The Dewoitine 14 was a mid-1920s French civil transport, capable of carrying mixture of passengers and freight. The sole example was used in commercial trials.

==Design and development==

Dewoitine aircraft, gliders and ultralights apart, had generally been metal-framed but the all-wood D.14 was an exception. Designed as a civil transport, it could carry up to six passengers or a mixture of passengers and freight.

It was a high wing monoplane with a two part, straight-edged, unswept wing of constant chord out to angled tips. Each half-wing was built around two spars and was fabric covered. On each side a pair of faired struts braced the spars to the lower fuselage longerons. Its overhung ailerons were aerodynamically balanced.

The D.14 was powered by a 450 hp Lorraine 12E Courlis W12 engine, water-cooled with a pair of Lamblin radiators. Part of the fuel was in wing tanks and part in the fuselage. The engine was enclosed under a closely fitted cowling which followed the three banks of cylinders. Behind the engine the fuselage had a rectangular cross-section defined by four longerons. The pilot's open cockpit, offset to port, was in the wing leading edge. The central, windowed part of the fuselage contained passengers and freight and was divided into three compartments. The forward one, under the wing, could either be given over to freight or contain two passenger seats. A central compartment provided four seats and the rearmost contained a toilet and had separate entry doors to the cabin and a baggage hold.

The empennage was conventional with a swept, straight-edged tailplane mounted on top of the fuselage and a triangular fin. Both rudder and elevator were balanced, the latter with overhung tips like those of the ailerons.

The D.14 had a conventional, fixed landing gear. A pair of V-struts, splayed slightly outwards, were attached to the lower fuselage longerons and supported a rigid axle, with the mainwheels 2.50 m apart. The forward components of the V-struts were telescopic, with shock absorbers and coil springs inside their streamlined fairings.

==Operational history==

The D.14 first appeared in public, still unflown, at the Paris Aero Salon held in December 1924. In January it was at Villacoublay, with trials scheduled to begin in the week starting 20 January. It had flown by 4 February 1925.

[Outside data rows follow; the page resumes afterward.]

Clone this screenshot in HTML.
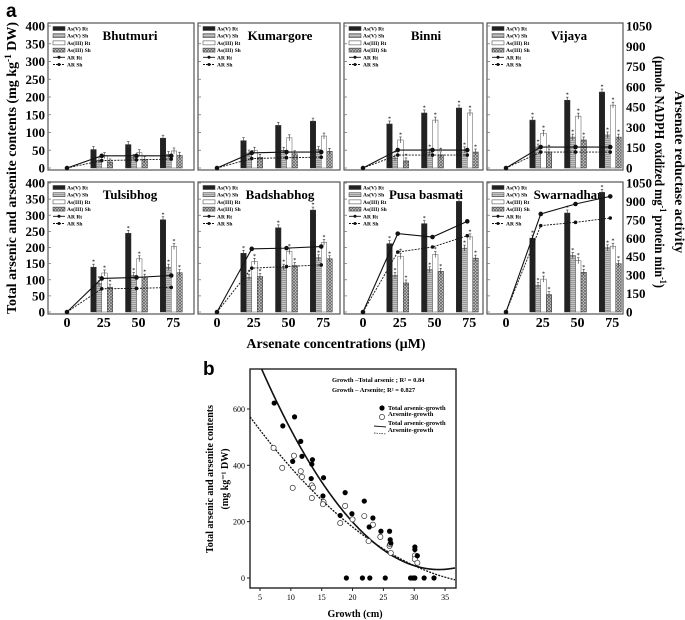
<!DOCTYPE html>
<html><head><meta charset="utf-8"><style>
html,body{margin:0;padding:0;background:#fff}
svg{display:block;font-family:"Liberation Serif",serif}
</style></head><body>
<svg id="fig" width="685" height="620" viewBox="0 0 685 620">
<defs>
<pattern id="pGray" width="2" height="2" patternUnits="userSpaceOnUse"><rect width="2" height="2" fill="#c4c4c4"/><rect width="2" height="1" fill="#999"/></pattern>
<pattern id="pHatch" width="3" height="3" patternUnits="userSpaceOnUse"><rect width="3" height="3" fill="#ddd"/><path d="M0,3L3,0M0,0L3,3" stroke="#666" stroke-width="0.8"/></pattern>
</defs>
<text x="6" y="17" font-family="Liberation Sans,sans-serif" font-weight="bold" font-size="19">a</text>
<g id="panels"></g>
<text transform="translate(16,168) rotate(-90)" text-anchor="middle" font-weight="bold" font-size="13.5" textLength="292" lengthAdjust="spacingAndGlyphs">Total arsenic and arsenite contents (mg kg<tspan dy="-5" font-size="9">-1</tspan><tspan dy="5"> DW)</tspan></text>
<text transform="translate(675,172) rotate(90)" text-anchor="middle" font-weight="bold" font-size="14">Arsenate reductase activity</text>
<text transform="translate(655,172) rotate(90)" text-anchor="middle" font-weight="bold" font-size="13.5" textLength="232" lengthAdjust="spacingAndGlyphs">(µmole NADPH oxidized mg<tspan dy="-5" font-size="9">-1</tspan><tspan dy="5"> protein min</tspan><tspan dy="-5" font-size="9">-1</tspan><tspan dy="5">)</tspan></text>
<text x="336" y="348" text-anchor="middle" font-weight="bold" font-size="14">Arsenate concentrations (µM)</text>
<text x="203" y="375" font-family="Liberation Sans,sans-serif" font-weight="bold" font-size="19">b</text>
<g id="scatter"></g>
</svg>
<script>
// ===== Panel a data =====
const varieties = ["Bhutmuri","Kumargore","Binni","Vijaya","Tulsibhog","Badshabhog","Pusa basmati","Swarnadhan"];
const concentrations = [0,25,50,75];
const asVRt   = [[52,66,84],[77,120,132],[124,155,169],[135,191,214],[139,244,286],[182,261,316],[212,274,343],[229,307,371]];
const asVSh   = [[22,30,38],[42,50,52],[28,45,51],[59,87,93],[88,113,139],[108,139,168],[113,131,198],[82,175,199]];
const asIIIRt = [[35,43,48],[50,85,90],[79,135,155],[98,146,177],[121,165,203],[157,188,216],[173,178,233],[102,159,204]];
const asIIISh = [[17,24,36],[30,40,47],[20,37,45],[45,79,87],[77,108,122],[110,144,165],[90,126,167],[54,123,150]];
const arRt = [[0,90,90,90],[0,112,118,118],[0,133,133,133],[0,155,155,155],[0,273,281,297],[0,514,520,533],[0,638,610,738],[0,798,879,941]];
const arSh = [[0,55,60,66],[0,70,76,80],[0,96,96,96],[0,118,118,118],[0,189,192,200],[0,357,370,383],[0,488,529,621],[0,703,730,765]];
const leftTicks = [0,50,100,150,200,250,300,350,400];
const rightTicks = [0,150,300,450,600,750,900,1050];
const legendLabels = ["As(V) Rt","As(V) Sh","As(III) Rt","As(III) Sh","AR Rt","AR Sh"];

// ===== Panel b data =====
const totalG = [7.3,8.7,10.6,11.6,11.8,10.3,13.5,13.4,13.3,15.3,15.2,18.8,18,19.9,21.9,23.3,22.7,24.6,26,26.1,26.2,30.1,30.1,30.5,19,21.6,22.8,25.3,29.4,29.8,30.1,31.6,33.2];
const totalV = [621,540,572,485,432,414,420,404,353,356,291,303,222,228,273,213,181,166,166,136,124,110,101,79,0,0,0,0,0,0,0,0,0];
const arsG = [7.2,8.6,10.5,10.3,11.6,11.8,13.4,13.6,13.4,15.3,15.2,18.8,18,20,21.9,23.3,22.6,24.5,26,26.1,26.2,30.1,30.1,30.5];
const arsV = [462,391,434,320,379,359,329,321,284,270,262,256,195,208,220,189,131,146,114,120,89,80,67,54];
const fitTotal = [0.862,34,30];     // a, vertex g, vertex value
const fitArs = [0.369,43.6,-24.5];
const bXTicks = [5,10,15,20,25,30,35];
const bYTicks = [0,200,400,600];

const NS="http://www.w3.org/2000/svg";
function mk(tag,attrs,parent,text){const e=document.createElementNS(NS,tag);for(const k in attrs)e.setAttribute(k,attrs[k]);if(text!==undefined)e.textContent=text;parent.appendChild(e);return e;}

const panelsG=document.getElementById('panels');
const lefts=[48,198,344,487], rights=[194,340,483,623];
const rows=[{top:23,base:168,max:26},{top:182,base:312,max:183}];
const fills=["#222","url(#pGray)","#fff","url(#pHatch)"];
const barSets=[asVRt,asVSh,asIIIRt,asIIISh];

varieties.forEach((name,vi)=>{
  const col=vi%4,row=rows[Math.floor(vi/4)];
  const L=lefts[col],R=rights[col];
  const g=mk('g',{},panelsG);
  
  
  const frame=mk('rect',{x:L,y:row.top,width:R-L,height:row.base-row.top+2,fill:'none',stroke:'#555','stroke-width':1.2},g);
  
  
  const yL=v=>row.base-v*(row.base-row.max)/400;
  const yR=v=>row.base-v*(row.base-row.max)/1050;
  const xC=c=>L+19+c*1.39;
  leftTicks.forEach(t=>{mk('line',{x1:L,x2:L+3,y1:yL(t),y2:yL(t),stroke:'#777','stroke-width':0.8},g);});
  const tt=mk('text',{x:L+82,y:row.top+17,'text-anchor':'middle','font-weight':'bold','font-size':13},g,name);
  
  
  legendLabels.forEach((lb,i)=>{
    const ly=row.top+6+i*7.2;
    if(i<4){mk('rect',{x:L+5,y:ly-2.5,width:12,height:4,fill:fills[i],stroke:'#333','stroke-width':0.5},g);}
    else{mk('line',{x1:L+5,x2:L+17,y1:ly-0.5,y2:ly-0.5,stroke:'#111','stroke-width':0.9,'stroke-dasharray':i==5?'2,1':'none'},g);mk('circle',{cx:L+11,cy:ly-0.5,r:1.5,fill:'#111'},g);}
    const lt=mk('text',{x:L+19,y:ly+1.5,'font-size':5.5,'font-weight':'bold'},g,lb);
    
    
  });
  concentrations.slice(1).forEach((c,ci)=>{
    barSets.forEach((set,bi)=>{
      const v=set[vi][ci];const bx=xC(c)-11+bi*5.5;const by=yL(v);
      const b=mk('rect',{x:bx,y:by,width:5.5,height:row.base-by,fill:fills[bi],stroke:bi==2?'#555':'#333','stroke-width':0.5},g);
      
      
      mk('line',{x1:bx+2.75,x2:bx+2.75,y1:by-3,y2:by+3,stroke:'#333','stroke-width':0.6},g);
      mk('line',{x1:bx+1.5,x2:bx+4,y1:by-3,y2:by-3,stroke:'#333','stroke-width':0.6},g);
      if(vi>=2) mk('text',{x:bx+2.75,y:by-3.5,'text-anchor':'middle','font-size':6},g,'*');
    });
  });
  [[arRt,'none',1.1],[arSh,'2,1.2',0.9]].forEach(([arr,dash,w],li)=>{
    const pts=concentrations.map((c,ci)=>xC(c)+','+yR(arr[vi][ci])).join(' ');
    const pl=mk('polyline',{points:pts,fill:'none',stroke:'#111','stroke-width':w,'stroke-dasharray':dash},g);
    
    
    concentrations.forEach((c,ci)=>{
      const p=mk('circle',{cx:xC(c),cy:yR(arr[vi][ci]),r:li==0?2.3:1.8,fill:'#111'},g);
      
      
    });
  });
  if(col===0){leftTicks.forEach(t=>{const e=mk('text',{x:45,y:yL(t)+4.5,'text-anchor':'end','font-weight':'bold','font-size':13},g,t);});}
  if(col===3){rightTicks.forEach(t=>{const e=mk('text',{x:626,y:yR(t)+4.5,'font-weight':'bold','font-size':13},g,t);});}
  if(row===rows[1]){concentrations.forEach(c=>{const e=mk('text',{x:xC(c)+(c?2:0),y:327,'text-anchor':'middle','font-weight':'bold','font-size':14},g,c);});}
});

// ===== Panel b =====
const sg=document.getElementById('scatter');
const bx=gv=>260+(gv-5)*6.17, by=v=>578-v*0.2817;
const bf=mk('rect',{x:250,y:369,width:206,height:219,fill:'none',stroke:'#222','stroke-width':1.4},sg);


bXTicks.forEach(t=>{mk('line',{x1:bx(t),x2:bx(t),y1:588,y2:591,stroke:'#222'},sg);const e=mk('text',{x:bx(t),y:600,'text-anchor':'middle','font-size':8},sg,t);});
bYTicks.forEach(t=>{mk('line',{x1:247,x2:250,y1:by(t),y2:by(t),stroke:'#222'},sg);const e=mk('text',{x:245,y:by(t)+3,'text-anchor':'end','font-size':8},sg,t);});
const clip=mk('clipPath',{id:'bclip'},sg);mk('rect',{x:250,y:369,width:206,height:219},clip);
[[fitTotal,'none',1.6,'fit-total-arsenic'],[fitArs,'2,1.2',1.3,'fit-arsenite']].forEach(([f,d,w,n])=>{
  let pts=[];for(let gv=3.4;gv<=36.6;gv+=0.2){pts.push(bx(gv)+','+by(f[0]*(gv-f[1])**2+f[2]));}
  const pl=mk('polyline',{points:pts.join(' '),fill:'none',stroke:'#111','stroke-width':w,'stroke-dasharray':d,'clip-path':'url(#bclip)'},sg);
  
  
});
arsG.forEach((gv,i)=>{const c=mk('circle',{cx:bx(gv),cy:by(arsV[i]),r:2.6,fill:'#fff',stroke:'#333','stroke-width':0.7},sg);});
totalG.forEach((gv,i)=>{const c=mk('circle',{cx:bx(gv),cy:by(totalV[i]),r:2.6,fill:'#000'},sg);});
const ann=[["Growth –Total arsenic ; R² = 0.84",332,382],["Growth – Arsenite; R² = 0.827",332,392]];
ann.forEach(a=>{const e=mk('text',{x:a[1],y:a[2],'font-size':6.5,'font-weight':'bold'},sg,a[0]);});
mk('circle',{cx:382,cy:408,r:2.6,fill:'#000'},sg);
mk('circle',{cx:382,cy:417,r:2.6,fill:'#fff',stroke:'#333','stroke-width':0.7},sg);
mk('line',{x1:374,x2:386,y1:426,y2:427,stroke:'#111','stroke-width':0.9},sg);
mk('line',{x1:374,x2:386,y1:433,y2:434,stroke:'#111','stroke-width':0.7,'stroke-dasharray':'1.5,1'},sg);
[["Total arsenic-growth",388,410],["Arsenite-growth",388,416],["Total arsenic-growth",388,425],["Arsenite-growth",388,432]].forEach(a=>{const e=mk('text',{x:a[1],y:a[2],'font-size':6.5,'font-weight':'bold'},sg,a[0]);});
const t1=mk('text',{transform:'translate(213,479) rotate(-90)','text-anchor':'middle','font-size':10,'font-weight':'bold'},sg,'Total arsenic and arsenite contents');


const t2=mk('text',{transform:'translate(228,479) rotate(-90)','text-anchor':'middle','font-size':10,'font-weight':'bold'},sg,'(mg kg⁻¹ DW)');


const t3=mk('text',{x:355,y:617,'text-anchor':'middle','font-size':10,'font-weight':'bold'},sg,'Growth (cm)');


</script>
</body></html>
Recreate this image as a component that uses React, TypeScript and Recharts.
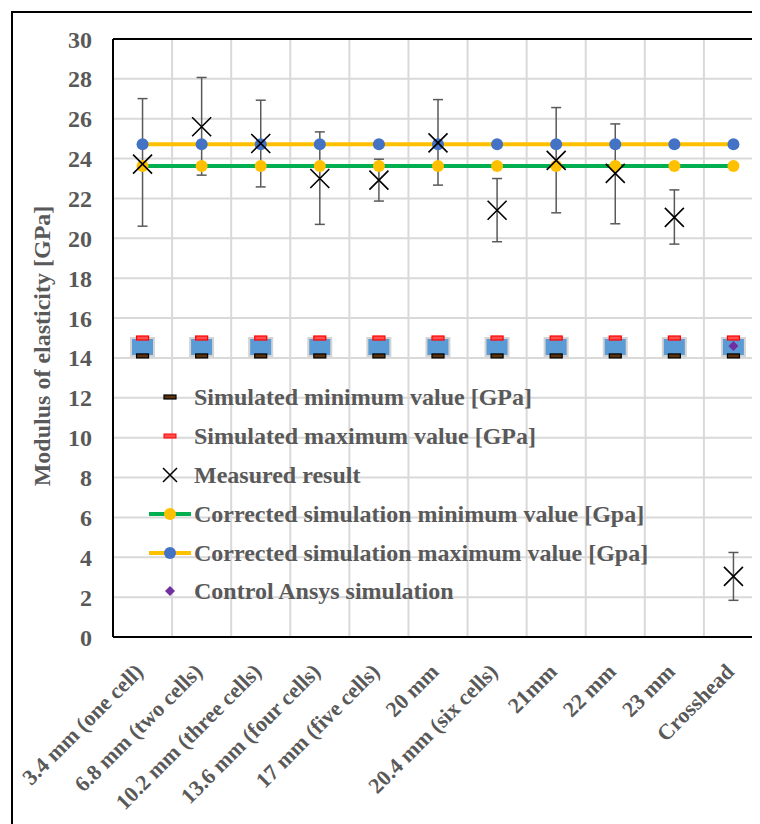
import React from 'react'
import {
  ComposedChart,
  Bar,
  Line,
  XAxis,
  YAxis,
  CartesianGrid,
  ErrorBar,
  ReferenceLine,
  Legend,
  Label,
} from 'recharts'

const categories = [
  '3.4 mm (one cell)',
  '6.8 mm (two cells)',
  '10.2 mm (three cells)',
  '13.6 mm (four cells)',
  '17 mm (five cells)',
  '20 mm',
  '20.4 mm (six cells)',
  '21mm',
  '22 mm',
  '23 mm',
  'Crosshead',
]

const simMin = [14.1, 14.1, 14.1, 14.1, 14.1, 14.1, 14.1, 14.1, 14.1, 14.1, 14.1]
const simMax = [15.0, 15.0, 15.0, 15.0, 15.0, 15.0, 15.0, 15.0, 15.0, 15.0, 15.0]
const measured = [23.72, 25.6, 24.76, 23.0, 22.92, 24.79, 21.41, 23.91, 23.26, 21.05, 3.04]
const measuredLow = [20.61, 23.17, 22.58, 20.7, 21.87, 22.67, 19.83, 21.28, 20.73, 19.71, 1.84]
const measuredHigh = [27.01, 28.07, 26.93, 25.34, 23.97, 26.96, 23.0, 26.56, 25.74, 22.43, 4.24]
const corrMin = [23.63, 23.63, 23.63, 23.63, 23.63, 23.63, 23.63, 23.63, 23.63, 23.63, 23.63]
const corrMax = [24.72, 24.72, 24.72, 24.72, 24.72, 24.72, 24.72, 24.72, 24.72, 24.72, 24.72]
const ansys = [null, null, null, null, null, null, null, null, null, null, 14.6]

const yTicks = [0, 2, 4, 6, 8, 10, 12, 14, 16, 18, 20, 22, 24, 26, 28, 30]
const catTicks = categories.map((_, i) => i + 0.5)
// category boundaries, where the vertical gridlines sit
const gridTicks = [0, 1, 2, 3, 4, 5, 6, 7, 8, 9, 10, 11]

const legendNames = [
  'Simulated minimum value [GPa]',
  'Simulated maximum value [GPa]',
  'Measured result',
  'Corrected simulation minimum value [Gpa]',
  'Corrected simulation maximum value [Gpa]',
  'Control Ansys simulation',
]

const FONT = '"Liberation Serif", "Times New Roman", serif'
const TEXT = '#595959'
const GREEN = '#00B050'
const YELLOW = '#FFC000'
const BLUE = '#4472C4'
const PURPLE = '#7030A0'

const data = categories.map((name, i) => ({
  x: i + 0.5,
  name,
  simRange: [simMin[i], simMax[i]],
  simMin: simMin[i],
  simMax: simMax[i],
  measured: measured[i],
  measuredErr: [measured[i] - measuredLow[i], measuredHigh[i] - measured[i]],
  corrMin: corrMin[i],
  corrMax: corrMax[i],
  ansys: ansys[i],
}))

const dash = (fill: string, stroke: string) => (p: any) => {
  if (p.cx == null || p.cy == null) return <g key={p.index} />
  return (
    <rect key={p.index} x={p.cx - 6} y={p.cy - 2} width={12} height={4} fill={fill} stroke={stroke} strokeWidth={1.2} />
  )
}

const cross = (p: any) => {
  if (p.cx == null || p.cy == null) return <g key={p.index} />
  const r = 9.5
  const { cx, cy } = p
  return (
    <path
      key={p.index}
      d={`M${cx - r},${cy - r}L${cx + r},${cy + r}M${cx - r},${cy + r}L${cx + r},${cy - r}`}
      stroke="#000"
      strokeWidth={1.6}
      fill="none"
    />
  )
}

const diamond = (p: any) => {
  if (p.cx == null || p.cy == null) return <g key={p.index} />
  const { cx, cy } = p
  return <path key={p.index} d={`M${cx},${cy - 5}L${cx + 5},${cy}L${cx},${cy + 5}L${cx - 5},${cy}Z`} fill={PURPLE} />
}

function CategoryTick(props: any) {
  const { x, y, payload } = props
  const label = categories[Math.floor(payload.value)]
  const ax = x - 3
  const ay = y + 29
  return (
    <text
      x={ax}
      y={ay}
      dy="0.32em"
      textAnchor="end"
      transform={`rotate(-45 ${ax} ${ay})`}
      fill={TEXT}
      fontSize={22}
      fontWeight={700}
      fontFamily={FONT}
    >
      {label}
    </text>
  )
}

function LegendMarker({ index }: { index: number }) {
  const c = 21
  const m = 10
  switch (index) {
    case 0:
      return <rect x={c - 6} y={m - 2} width={12} height={4} fill="#5a3210" stroke="#000" strokeWidth={1.2} />
    case 1:
      return <rect x={c - 6} y={m - 2} width={12} height={4} fill="#ff5050" stroke="#ff0000" />
    case 2:
      return <path d={`M${c - 7},${m - 7}L${c + 7},${m + 7}M${c - 7},${m + 7}L${c + 7},${m - 7}`} stroke="#000" strokeWidth={1.5} />
    case 3:
      return (
        <g>
          <line x1={0} y1={m} x2={42} y2={m} stroke={GREEN} strokeWidth={4} />
          <circle cx={c} cy={m} r={6} fill={YELLOW} />
        </g>
      )
    case 4:
      return (
        <g>
          <line x1={0} y1={m} x2={42} y2={m} stroke={YELLOW} strokeWidth={4} />
          <circle cx={c} cy={m} r={6} fill={BLUE} />
        </g>
      )
    default:
      return <path d={`M${c},${m - 5}L${c + 5},${m}L${c},${m + 5}L${c - 5},${m}Z`} fill={PURPLE} />
  }
}

function renderLegend() {
  return (
    <div>
      {legendNames.map((name, i) => (
        <div key={name} style={{ display: 'flex', alignItems: 'center', height: 38.8 }}>
          <svg width={42} height={20} style={{ flex: 'none' }}>
            <LegendMarker index={i} />
          </svg>
          <span
            style={{
              marginLeft: 3,
              fontFamily: FONT,
              fontSize: 24,
              fontWeight: 700,
              color: TEXT,
              whiteSpace: 'nowrap',
              lineHeight: 1,
            }}
          >
            {name}
          </span>
        </div>
      ))}
    </div>
  )
}

export default function App() {
  return (
    <div style={{ position: 'relative', width: 752, height: 816, overflow: 'hidden' }}>
      <ComposedChart width={756} height={816} data={data} margin={{ top: 31, right: 1, bottom: 0, left: 0 }}>
        <XAxis
          xAxisId="grid"
          dataKey="x"
          type="number"
          domain={[0, 11]}
          allowDataOverflow
          ticks={gridTicks}
          interval={0}
          hide
        />
        <CartesianGrid xAxisId="grid" stroke="#d9d9d9" strokeWidth={2} />
        <XAxis
          dataKey="x"
          type="number"
          domain={[0, 11]}
          ticks={catTicks}
          interval={0}
          height={187}
          tickSize={0}
          tickLine={false}
          axisLine={{ stroke: '#000', strokeWidth: 2 }}
          tick={<CategoryTick />}
        />
        <YAxis
          type="number"
          domain={[0, 30]}
          ticks={yTicks}
          interval={0}
          width={105}
          tickSize={0}
          tickMargin={21}
          tickLine={false}
          axisLine={{ stroke: '#000', strokeWidth: 2 }}
          tick={{ fill: TEXT, fontSize: 24, fontWeight: 700, fontFamily: FONT }}
        >
          <Label
            content={(p: any) => {
              const vb = p.viewBox || { x: 0, y: 31, height: 598 }
              const lx = vb.x + 34
              const ly = vb.y + vb.height / 2 + 8
              return (
                <text
                  x={lx}
                  y={ly}
                  transform={`rotate(-90 ${lx} ${ly})`}
                  textAnchor="middle"
                  dominantBaseline="central"
                  fill={TEXT}
                  fontSize={24}
                  fontWeight={700}
                  fontFamily={FONT}
                >
                  Modulus of elasticity [GPa]
                </text>
              )
            }}
          />
        </YAxis>
        <ReferenceLine y={30} stroke="#000" strokeWidth={2} />
        <Bar
          dataKey="simRange"
          barSize={23}
          fill="#5B9BD5"
          stroke="#d4d4d4"
          strokeWidth={2}
          isAnimationActive={false}
        />
        <Line dataKey="simMin" stroke="none" dot={dash('#5a3210', '#000')} activeDot={false} isAnimationActive={false} />
        <Line dataKey="simMax" stroke="none" dot={dash('#ff5050', '#ff0000')} activeDot={false} isAnimationActive={false} />
        <Line dataKey="measured" stroke="none" dot={false} activeDot={false} isAnimationActive={false}>
          <ErrorBar dataKey="measuredErr" width={5} stroke="#595959" strokeWidth={1.5} direction="y" />
        </Line>
        <Line
          dataKey="corrMin"
          stroke={GREEN}
          strokeWidth={4}
          dot={{ r: 6, fill: YELLOW, stroke: 'none', strokeWidth: 0 }}
          activeDot={false}
          isAnimationActive={false}
        />
        <Line
          dataKey="corrMax"
          stroke={YELLOW}
          strokeWidth={4}
          dot={{ r: 6, fill: BLUE, stroke: 'none', strokeWidth: 0 }}
          activeDot={false}
          isAnimationActive={false}
        />
        <Line dataKey="measured" stroke="none" dot={cross} activeDot={false} isAnimationActive={false} />
        <Line dataKey="ansys" stroke="none" dot={diamond} activeDot={false} isAnimationActive={false} />
        <Legend
          layout="vertical"
          align="center"
          verticalAlign="middle"
          wrapperStyle={{ left: 141, top: 370, width: 540, height: 233 }}
          content={renderLegend}
        />
      </ComposedChart>
      <div
        style={{
          position: 'absolute',
          left: 3,
          top: 3,
          width: 800,
          height: 900,
          border: '2px solid #000',
          pointerEvents: 'none',
        }}
      />
    </div>
  )
}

In December 1925 the D.14 was about to start commercial trials with CIDNA, fitted with a 450 hp Farman 12We W-12 engine. In May 1926 it was tested at Toussus-le-Noble, its performance reported as "much improved" because the geared-down Farman engine had allowed a larger diameter propeller to be fitted. In August 1926 it was at Villacoublay, still with this engine, now reported as delivering 500 hp.